Give a verbatim copy of the lines below, minus the pictures.

**Given material**.
*-*-*
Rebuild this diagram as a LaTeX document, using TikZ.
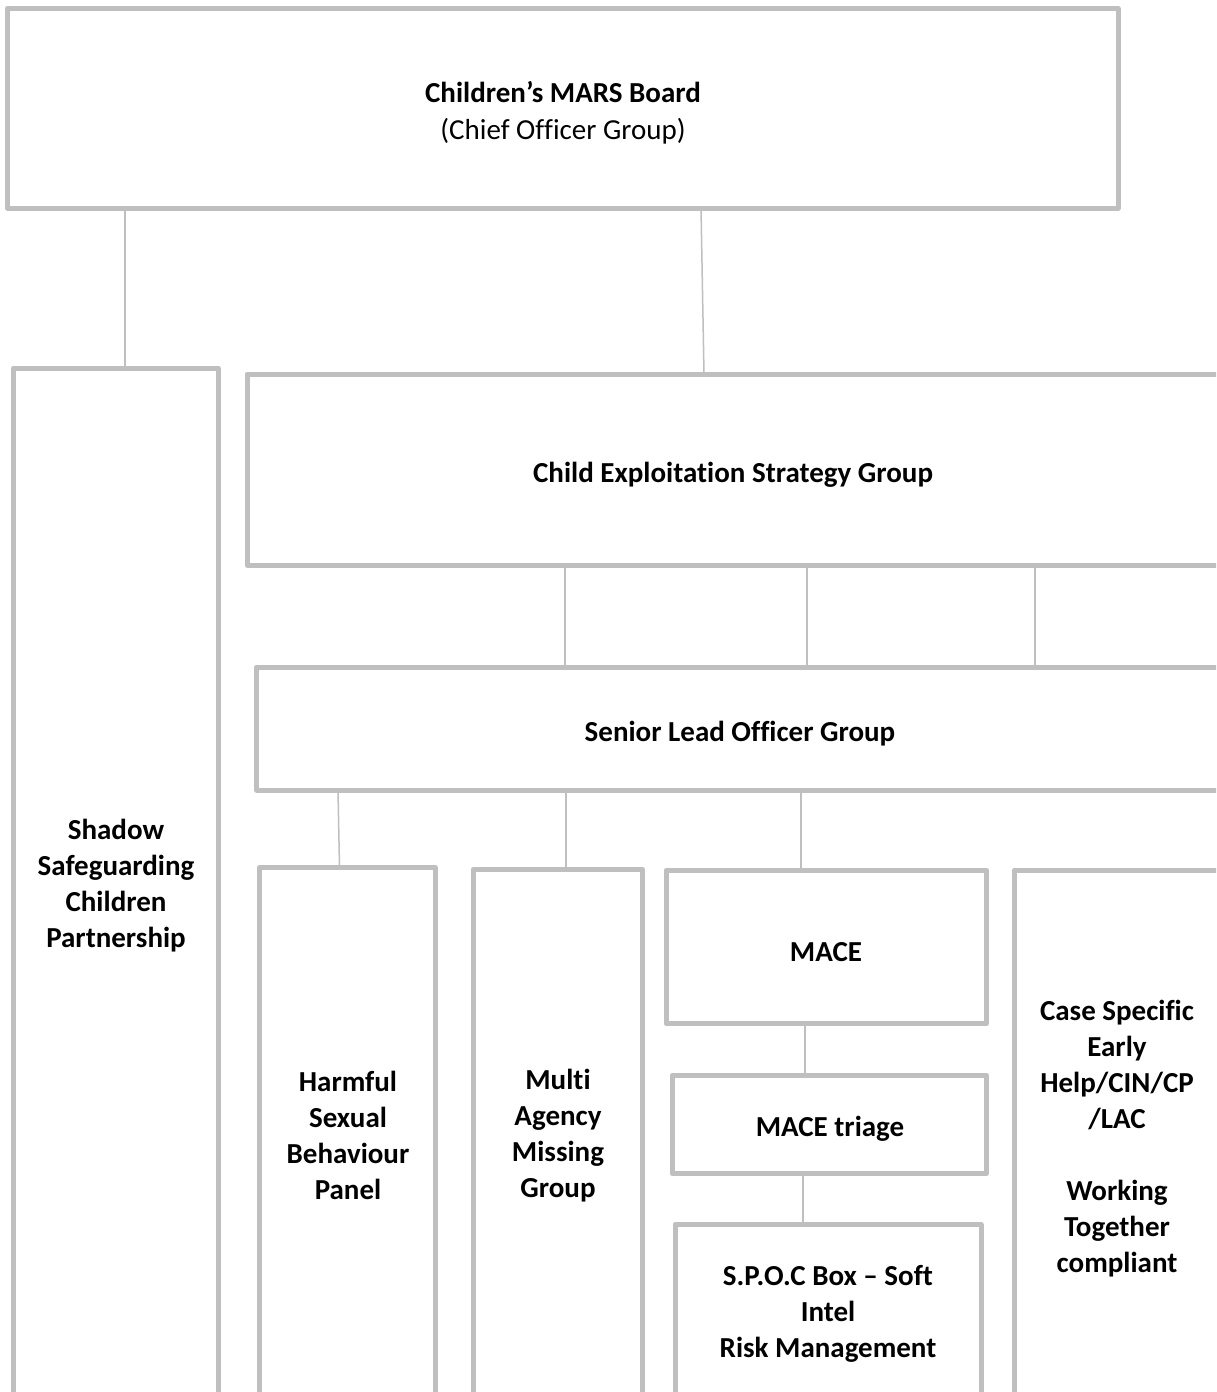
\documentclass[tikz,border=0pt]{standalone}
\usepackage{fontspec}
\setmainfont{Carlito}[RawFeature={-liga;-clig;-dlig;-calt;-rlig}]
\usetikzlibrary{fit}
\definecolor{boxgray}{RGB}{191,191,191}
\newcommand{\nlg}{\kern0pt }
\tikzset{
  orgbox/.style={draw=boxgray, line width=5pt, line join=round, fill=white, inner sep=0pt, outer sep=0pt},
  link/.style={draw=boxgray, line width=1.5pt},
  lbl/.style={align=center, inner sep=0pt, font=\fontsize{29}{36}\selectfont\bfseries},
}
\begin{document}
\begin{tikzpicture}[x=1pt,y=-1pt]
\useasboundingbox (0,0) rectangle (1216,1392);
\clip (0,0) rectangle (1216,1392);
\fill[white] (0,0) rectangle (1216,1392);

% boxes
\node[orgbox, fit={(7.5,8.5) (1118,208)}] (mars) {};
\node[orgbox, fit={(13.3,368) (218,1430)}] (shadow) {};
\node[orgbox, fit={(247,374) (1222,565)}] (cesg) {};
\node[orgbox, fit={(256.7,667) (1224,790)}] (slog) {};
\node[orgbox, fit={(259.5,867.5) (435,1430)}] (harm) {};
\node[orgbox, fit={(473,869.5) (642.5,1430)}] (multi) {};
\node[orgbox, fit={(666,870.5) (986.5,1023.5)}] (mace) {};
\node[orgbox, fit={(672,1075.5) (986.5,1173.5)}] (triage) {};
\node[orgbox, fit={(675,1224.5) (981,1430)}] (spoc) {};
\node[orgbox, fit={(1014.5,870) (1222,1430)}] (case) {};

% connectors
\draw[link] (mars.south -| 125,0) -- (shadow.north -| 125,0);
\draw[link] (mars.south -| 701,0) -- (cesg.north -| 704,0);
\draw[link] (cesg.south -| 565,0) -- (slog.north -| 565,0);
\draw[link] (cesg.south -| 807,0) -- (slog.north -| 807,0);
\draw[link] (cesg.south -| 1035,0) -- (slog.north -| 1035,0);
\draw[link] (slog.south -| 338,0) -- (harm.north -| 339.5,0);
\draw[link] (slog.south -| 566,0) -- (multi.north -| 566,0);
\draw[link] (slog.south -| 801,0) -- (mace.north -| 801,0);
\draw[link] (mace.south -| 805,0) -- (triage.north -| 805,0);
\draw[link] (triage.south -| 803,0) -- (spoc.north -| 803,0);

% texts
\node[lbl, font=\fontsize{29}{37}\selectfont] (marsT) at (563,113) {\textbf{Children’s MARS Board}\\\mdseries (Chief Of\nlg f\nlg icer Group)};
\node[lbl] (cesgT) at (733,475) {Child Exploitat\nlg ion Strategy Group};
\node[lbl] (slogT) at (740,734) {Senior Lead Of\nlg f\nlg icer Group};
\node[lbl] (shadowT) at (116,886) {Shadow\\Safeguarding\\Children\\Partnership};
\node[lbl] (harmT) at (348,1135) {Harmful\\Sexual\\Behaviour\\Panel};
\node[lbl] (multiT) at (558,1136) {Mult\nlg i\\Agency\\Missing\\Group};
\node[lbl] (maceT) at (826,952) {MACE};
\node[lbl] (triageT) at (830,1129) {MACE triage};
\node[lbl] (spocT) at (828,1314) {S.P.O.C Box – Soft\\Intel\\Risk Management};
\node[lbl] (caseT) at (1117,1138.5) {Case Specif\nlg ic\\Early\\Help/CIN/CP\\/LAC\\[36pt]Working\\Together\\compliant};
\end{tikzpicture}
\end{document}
*-*-*
**Output for this exercise**.
Rebuild this diagram as a LaTeX document, using TikZ.
\documentclass[tikz,border=0pt]{standalone}
\usepackage{fontspec}
\setmainfont{Carlito}[RawFeature={-liga;-clig;-dlig;-calt;-rlig}]
\usetikzlibrary{fit}
\definecolor{boxgray}{RGB}{191,191,191}
\newcommand{\nlg}{\kern0pt }
\tikzset{
  orgbox/.style={draw=boxgray, line width=5pt, line join=round, fill=white, inner sep=0pt, outer sep=0pt},
  link/.style={draw=boxgray, line width=1.5pt},
  lbl/.style={align=center, inner sep=0pt, font=\fontsize{29}{36}\selectfont\bfseries},
}
\begin{document}
\begin{tikzpicture}[x=1pt,y=-1pt]
\useasboundingbox (0,0) rectangle (1216,1392);
\clip (0,0) rectangle (1216,1392);
\fill[white] (0,0) rectangle (1216,1392);

% boxes
\node[orgbox, fit={(7.5,8.5) (1118,208)}] (mars) {};
\node[orgbox, fit={(13.3,368) (218,1430)}] (shadow) {};
\node[orgbox, fit={(247,374) (1222,565)}] (cesg) {};
\node[orgbox, fit={(256.7,667) (1224,790)}] (slog) {};
\node[orgbox, fit={(259.5,867.5) (435,1430)}] (harm) {};
\node[orgbox, fit={(473,869.5) (642.5,1430)}] (multi) {};
\node[orgbox, fit={(666,870.5) (986.5,1023.5)}] (mace) {};
\node[orgbox, fit={(672,1075.5) (986.5,1173.5)}] (triage) {};
\node[orgbox, fit={(675,1224.5) (981,1430)}] (spoc) {};
\node[orgbox, fit={(1014.5,870) (1222,1430)}] (case) {};

% connectors
\draw[link] (mars.south -| 125,0) -- (shadow.north -| 125,0);
\draw[link] (mars.south -| 701,0) -- (cesg.north -| 704,0);
\draw[link] (cesg.south -| 565,0) -- (slog.north -| 565,0);
\draw[link] (cesg.south -| 807,0) -- (slog.north -| 807,0);
\draw[link] (cesg.south -| 1035,0) -- (slog.north -| 1035,0);
\draw[link] (slog.south -| 338,0) -- (harm.north -| 339.5,0);
\draw[link] (slog.south -| 566,0) -- (multi.north -| 566,0);
\draw[link] (slog.south -| 801,0) -- (mace.north -| 801,0);
\draw[link] (mace.south -| 805,0) -- (triage.north -| 805,0);
\draw[link] (triage.south -| 803,0) -- (spoc.north -| 803,0);

% texts
\node[lbl, font=\fontsize{29}{37}\selectfont] (marsT) at (563,113) {\textbf{Children’s MARS Board}\\\mdseries (Chief Of\nlg f\nlg icer Group)};
\node[lbl] (cesgT) at (733,475) {Child Exploitat\nlg ion Strategy Group};
\node[lbl] (slogT) at (740,734) {Senior Lead Of\nlg f\nlg icer Group};
\node[lbl] (shadowT) at (116,886) {Shadow\\Safeguarding\\Children\\Partnership};
\node[lbl] (harmT) at (348,1135) {Harmful\\Sexual\\Behaviour\\Panel};
\node[lbl] (multiT) at (558,1136) {Mult\nlg i\\Agency\\Missing\\Group};
\node[lbl] (maceT) at (826,952) {MACE};
\node[lbl] (triageT) at (830,1129) {MACE triage};
\node[lbl] (spocT) at (828,1314) {S.P.O.C Box – Soft\\Intel\\Risk Management};
\node[lbl] (caseT) at (1117,1138.5) {Case Specif\nlg ic\\Early\\Help/CIN/CP\\/LAC\\[36pt]Working\\Together\\compliant};
\end{tikzpicture}
\end{document}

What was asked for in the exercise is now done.